Nino Klingler writes in Nisimazine:
A small island off the Venezuelan coast, populated by people originating from two different places both thousands of kilometers east, yet worlds apart. Bluntly speaking: black and white. In more refined words: descendants of former slaves from Africa and descendants of former slave owners from the Netherlands.
On this island called Curaçao, we find traces of a hopelessly entangled history, asymmetrically fragmenting a society into rich and poor, powerful and obedient. Traces in the form of documents, buildings, and clothes. Filmmakers Sandra Snoep and Sarah Vos arrange the pieces into a shattered picture of the aftermath of colonial frenzy. Every combination is a clash: a rough coastal landscape, ruins and dry bushes. A voice off-screen monotonously reads the accounts of the crossing of Slave ship #94. More than 600 alive on departure, over 200 dead and 100 sick on arrival. Cut to a residential resort where Dutch people are swimming in their pools. The salesman answers a buyer’s question: “This place has no history.”
The film takes a controversial, unsettling point of view, tracing the lines of segregation without any real attempts at crossing them. No utopia for Curaçao, no utopian potential in filmmaking. The ‘Whites,’ sunburnt and always somewhat slightly drunk, talk endlessly, whilst the ‘Blacks’ quietly look into the camera. To make it clear: this film is racist, yet not tendentious. We see two Dutch men talking and hear nothing but the dialogue. Then the face of an Afro-Caribbean woman appears, and music swells menacingly. Cut back to the Dutch, no music. Is this approach to ethnic difference disgusting or honest? Do we want visions or positions?

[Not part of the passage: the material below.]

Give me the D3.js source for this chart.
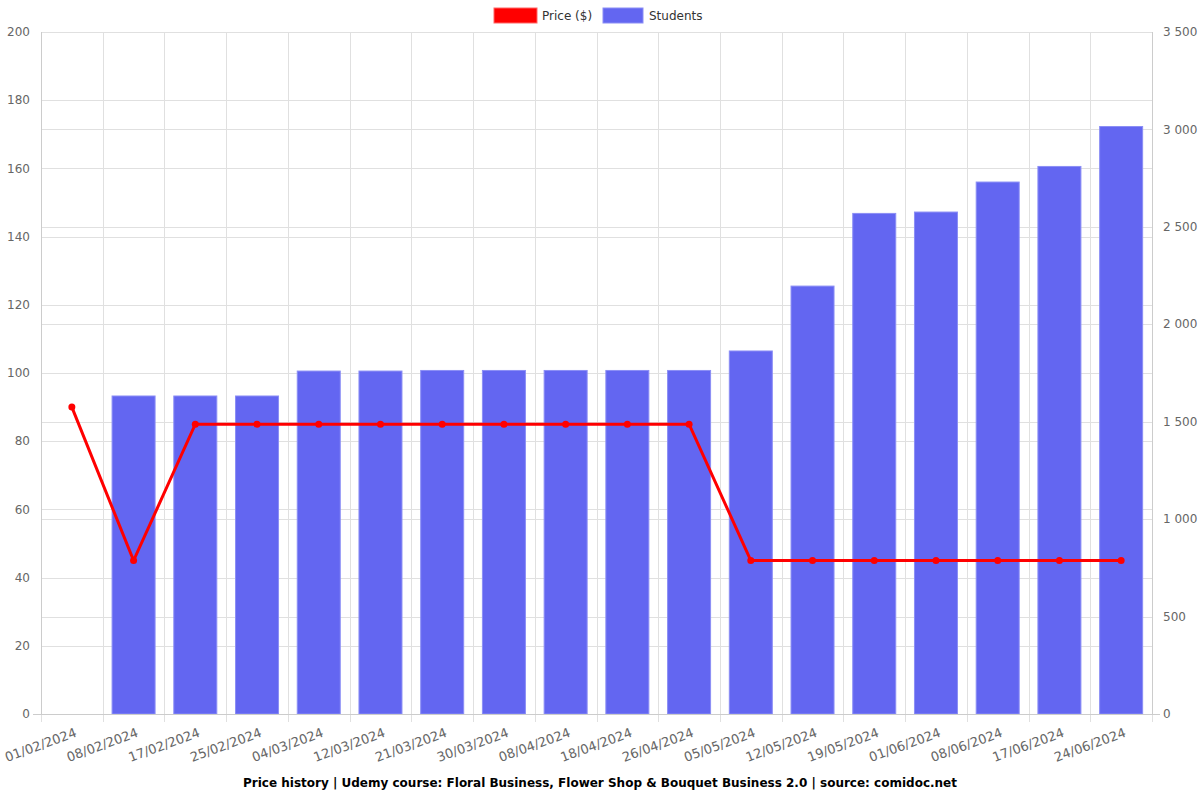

“Slavery is not over,” says a descendant of African slaves to her bosses at Curaçao’s Albert Heijn supermarket. “We just wear ties now, we are the modern slaves.” Old-fashioned racism became the ’structural racism’ within our capitalist-rationalized democracies. But in the same act of speech, the employee points out the only truly promising path for the future: the slaves of history have to reclaim the right to articulate their own version of events, their own narration. The film’s refusal to take a position in this respect could either be read as impotence or as deliberate restraint.